Example of three different inputs and their AM patterns. Input increases the activity in a graph, which increases the oscillation

First Step of Perception

Input from the receptors forms bursts of activity in a graph, which increases the wave activity. The input also increases the strength of edges, thus enabling the more prolonged oscillations. The state transitions into and out of a burst is the first step of perception in the graph, and this destabilization is the sixth building block of neuron-inspired dynamics.

Conclusion

In a well-connected graph, vertices cease to act individually and their activity is determined by the group, which represents the first building block of neuron-inspired dynamics. With inhibitory connection, graph’s activity oscillates after excitation, but returns to the basal levels. With the increase of edge strengths, oscillations are prolonged. These forms of oscillation are the second and third building block of neuron-inspired dynamics.

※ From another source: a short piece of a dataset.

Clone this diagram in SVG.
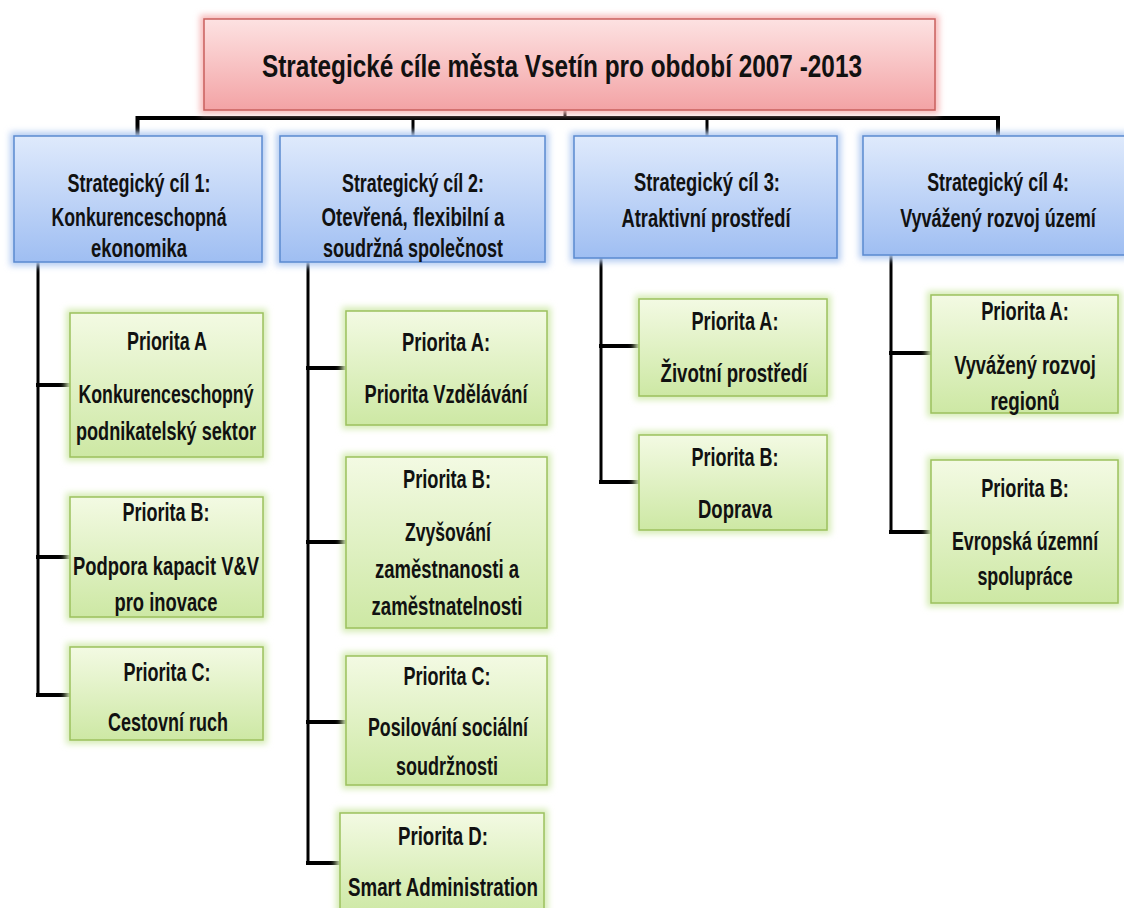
<svg xmlns="http://www.w3.org/2000/svg" width="1124" height="908" viewBox="0 0 1124 908">
<defs>
<linearGradient id="gRed" x1="0" y1="0" x2="0" y2="1"><stop offset="0" stop-color="#fde2e2"/><stop offset="1" stop-color="#f3a3a5"/></linearGradient>
<linearGradient id="gBlue" x1="0" y1="0" x2="0" y2="1"><stop offset="0" stop-color="#dfeafc"/><stop offset="1" stop-color="#9fbef2"/></linearGradient>
<linearGradient id="gGreen" x1="0" y1="0" x2="0" y2="1"><stop offset="0" stop-color="#f3fae3"/><stop offset="1" stop-color="#cde8a4"/></linearGradient>
<filter id="glow" x="-10%" y="-20%" width="120%" height="140%"><feGaussianBlur stdDeviation="3"/></filter>
<style>
.t{font-family:"Liberation Sans",Arial,sans-serif;font-weight:bold;fill:#111;text-anchor:middle}
.tt{font-size:31px}
.tb{font-size:25px}
.tg{font-size:25px}
.red{fill:url(#gRed);stroke:#c9605e;stroke-width:1.5}
.blue{fill:url(#gBlue);stroke:#5b8ad0;stroke-width:1.5}
.green{fill:url(#gGreen);stroke:#9cc15e;stroke-width:1.5}
.gr{fill:#f7b9b9;filter:url(#glow)}
.gb{fill:#b5cdf2;filter:url(#glow)}
.gg{fill:#d6ecb5;filter:url(#glow)}
.c{stroke:#000;stroke-width:4;fill:none;stroke-linecap:square}
.c3{stroke:#000;stroke-width:3;fill:none}
</style>
</defs>
<rect width="1124" height="908" fill="#fff"/>

<g id="connectors">
<path class="c3" d="M565 110V118"/>
<path class="c" d="M137.5 136V118H998V136"/>
<path class="c3" d="M413 118V136M707 118V136"/>
<path class="c3" d="M38 262V695"/>
<path class="c" d="M38 385H70M38 557H70M38 695H70"/>
<path class="c3" d="M308 262V863"/>
<path class="c" d="M308 368H346M308 542H346M308 722H346M308 863H340"/>
<path class="c3" d="M601 258V482"/>
<path class="c" d="M601 346H639M601 482H639"/>
<path class="c3" d="M891 255V532"/>
<path class="c" d="M891 353H931M891 532H931"/>
</g>

<g id="title">
<rect class="gr" x="200" y="15" width="739" height="99"/>
<rect class="red" x="204" y="19" width="731" height="91"/>
<text class="t tt" x="562" y="77" textLength="600" lengthAdjust="spacingAndGlyphs">Strategické cíle města Vsetín pro období 2007 -2013</text>
</g>

<g id="goal1">
<rect class="gb" x="10" y="132" width="256" height="134"/>
<rect class="blue" x="14" y="136" width="248" height="126"/>
<text class="t tb" x="139" y="192" textLength="143" lengthAdjust="spacingAndGlyphs">Strategický cíl 1:</text>
<text class="t tb" x="139" y="226" textLength="175" lengthAdjust="spacingAndGlyphs">Konkurenceschopná</text>
<text class="t tb" x="139" y="257" textLength="96" lengthAdjust="spacingAndGlyphs">ekonomika</text>
</g>
<g id="goal2">
<rect class="gb" x="276" y="132" width="273" height="134"/>
<rect class="blue" x="280" y="136" width="265" height="126"/>
<text class="t tb" x="413" y="192" textLength="142" lengthAdjust="spacingAndGlyphs">Strategický cíl 2:</text>
<text class="t tb" x="413" y="226" textLength="183" lengthAdjust="spacingAndGlyphs">Otevřená, flexibilní a</text>
<text class="t tb" x="413" y="257" textLength="180" lengthAdjust="spacingAndGlyphs">soudržná společnost</text>
</g>
<g id="goal3">
<rect class="gb" x="570" y="132" width="271" height="130"/>
<rect class="blue" x="574" y="136" width="263" height="122"/>
<text class="t tb" x="707" y="191" textLength="146" lengthAdjust="spacingAndGlyphs">Strategický cíl 3:</text>
<text class="t tb" x="706" y="227" textLength="169" lengthAdjust="spacingAndGlyphs">Atraktivní prostředí</text>
</g>
<g id="goal4">
<rect class="gb" x="859" y="132" width="270" height="127"/>
<rect class="blue" x="863" y="136" width="264" height="119"/>
<g transform="translate(998,0) scale(0.75,1)">
<text class="t tb" x="0" y="191" textLength="189" lengthAdjust="spacingAndGlyphs">Strategický cíl 4:</text>
<text class="t tb" x="0" y="227" textLength="261" lengthAdjust="spacingAndGlyphs">Vyvážený rozvoj území</text>
</g>
</g>

<g id="p1a">
<rect class="gg" x="66" y="309" width="201" height="152"/>
<rect class="green" x="70" y="313" width="193" height="144"/>
<text class="t tg" x="167" y="350" textLength="80" lengthAdjust="spacingAndGlyphs">Priorita A</text>
<text class="t tg" x="166" y="403" textLength="175" lengthAdjust="spacingAndGlyphs">Konkurenceschopný</text>
<text class="t tg" x="166" y="440" textLength="180" lengthAdjust="spacingAndGlyphs">podnikatelský sektor</text>
</g>
<g id="p1b">
<rect class="gg" x="66" y="493" width="201" height="128"/>
<rect class="green" x="70" y="497" width="193" height="120"/>
<text class="t tg" x="166" y="521" textLength="87" lengthAdjust="spacingAndGlyphs">Priorita B:</text>
<text class="t tg" x="166" y="575" textLength="186" lengthAdjust="spacingAndGlyphs">Podpora kapacit V&amp;V</text>
<text class="t tg" x="166" y="611" textLength="103" lengthAdjust="spacingAndGlyphs">pro inovace</text>
</g>
<g id="p1c">
<rect class="gg" x="66" y="643" width="201" height="101"/>
<rect class="green" x="70" y="647" width="193" height="93"/>
<text class="t tg" x="167" y="681" textLength="87" lengthAdjust="spacingAndGlyphs">Priorita C:</text>
<text class="t tg" x="168" y="731" textLength="120" lengthAdjust="spacingAndGlyphs">Cestovní ruch</text>
</g>

<g id="p2a">
<rect class="gg" x="342" y="307" width="209" height="122"/>
<rect class="green" x="346" y="311" width="201" height="114"/>
<text class="t tg" x="446" y="351" textLength="88" lengthAdjust="spacingAndGlyphs">Priorita A:</text>
<text class="t tg" x="446" y="403" textLength="163" lengthAdjust="spacingAndGlyphs">Priorita Vzdělávání</text>
</g>
<g id="p2b">
<rect class="gg" x="342" y="453" width="209" height="179"/>
<rect class="green" x="346" y="457" width="201" height="171"/>
<text class="t tg" x="447" y="488" textLength="88" lengthAdjust="spacingAndGlyphs">Priorita B:</text>
<text class="t tg" x="448" y="541" textLength="86" lengthAdjust="spacingAndGlyphs">Zvyšování</text>
<text class="t tg" x="447" y="578" textLength="144" lengthAdjust="spacingAndGlyphs">zaměstnanosti a</text>
<text class="t tg" x="447" y="615" textLength="151" lengthAdjust="spacingAndGlyphs">zaměstnatelnosti</text>
</g>
<g id="p2c">
<rect class="gg" x="342" y="652" width="209" height="137"/>
<rect class="green" x="346" y="656" width="201" height="129"/>
<text class="t tg" x="447" y="685" textLength="87" lengthAdjust="spacingAndGlyphs">Priorita C:</text>
<text class="t tg" x="448" y="736" textLength="160" lengthAdjust="spacingAndGlyphs">Posilování sociální</text>
<text class="t tg" x="447" y="775" textLength="102" lengthAdjust="spacingAndGlyphs">soudržnosti</text>
</g>
<g id="p2d">
<rect class="gg" x="336" y="809" width="212" height="110"/>
<rect class="green" x="340" y="813" width="204" height="102"/>
<text class="t tg" x="443" y="845" textLength="90" lengthAdjust="spacingAndGlyphs">Priorita D:</text>
<text class="t tg" x="443" y="896" textLength="190" lengthAdjust="spacingAndGlyphs">Smart Administration</text>
</g>

<g id="p3a">
<rect class="gg" x="635" y="295" width="196" height="105"/>
<rect class="green" x="639" y="299" width="188" height="97"/>
<text class="t tg" x="735" y="330" textLength="87" lengthAdjust="spacingAndGlyphs">Priorita A:</text>
<text class="t tg" x="734" y="382" textLength="147" lengthAdjust="spacingAndGlyphs">Životní prostředí</text>
</g>
<g id="p3b">
<rect class="gg" x="635" y="431" width="196" height="103"/>
<rect class="green" x="639" y="435" width="188" height="95"/>
<text class="t tg" x="735" y="466" textLength="87" lengthAdjust="spacingAndGlyphs">Priorita B:</text>
<text class="t tg" x="735" y="518" textLength="74" lengthAdjust="spacingAndGlyphs">Doprava</text>
</g>

<g id="p4a">
<rect class="gg" x="927" y="291" width="195" height="126"/>
<rect class="green" x="931" y="295" width="187" height="118"/>
<g transform="translate(1025,0) scale(0.75,1)">
<text class="t tg" x="0" y="320" textLength="117" lengthAdjust="spacingAndGlyphs">Priorita A:</text>
<text class="t tg" x="0" y="374" textLength="189" lengthAdjust="spacingAndGlyphs">Vyvážený rozvoj</text>
<text class="t tg" x="0" y="410" textLength="92" lengthAdjust="spacingAndGlyphs">regionů</text>
</g>
</g>
<g id="p4b">
<rect class="gg" x="927" y="456" width="195" height="151"/>
<rect class="green" x="931" y="460" width="187" height="143"/>
<g transform="translate(1025,0) scale(0.75,1)">
<text class="t tg" x="0" y="497" textLength="117" lengthAdjust="spacingAndGlyphs">Priorita B:</text>
<text class="t tg" x="0" y="550" textLength="195" lengthAdjust="spacingAndGlyphs">Evropská územní</text>
<text class="t tg" x="0" y="585" textLength="127" lengthAdjust="spacingAndGlyphs">spolupráce</text>
</g>
</g>
</svg>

Interconnected oscillators produce aperiodic or chaotic waveforms, which is the fourth building block of neuron-inspired dynamics. Patterns projected on coupled oscillators are variable, because there is only a single connection between the receptor vertices and the vertices in the three coupled oscillators, but the patterns of AM cover all the vertices in the graph, and every vertex is involved with AM pattern presentation. These AM contours represent a state of a graph, and they are fifth building block of neuron-inspired dynamics. The background activation is interrupted by burst of input, which drives graph to prolonged oscillation. This input-driven destabilization of chaotic background is the sixth building block on neuron-inspired dynamics.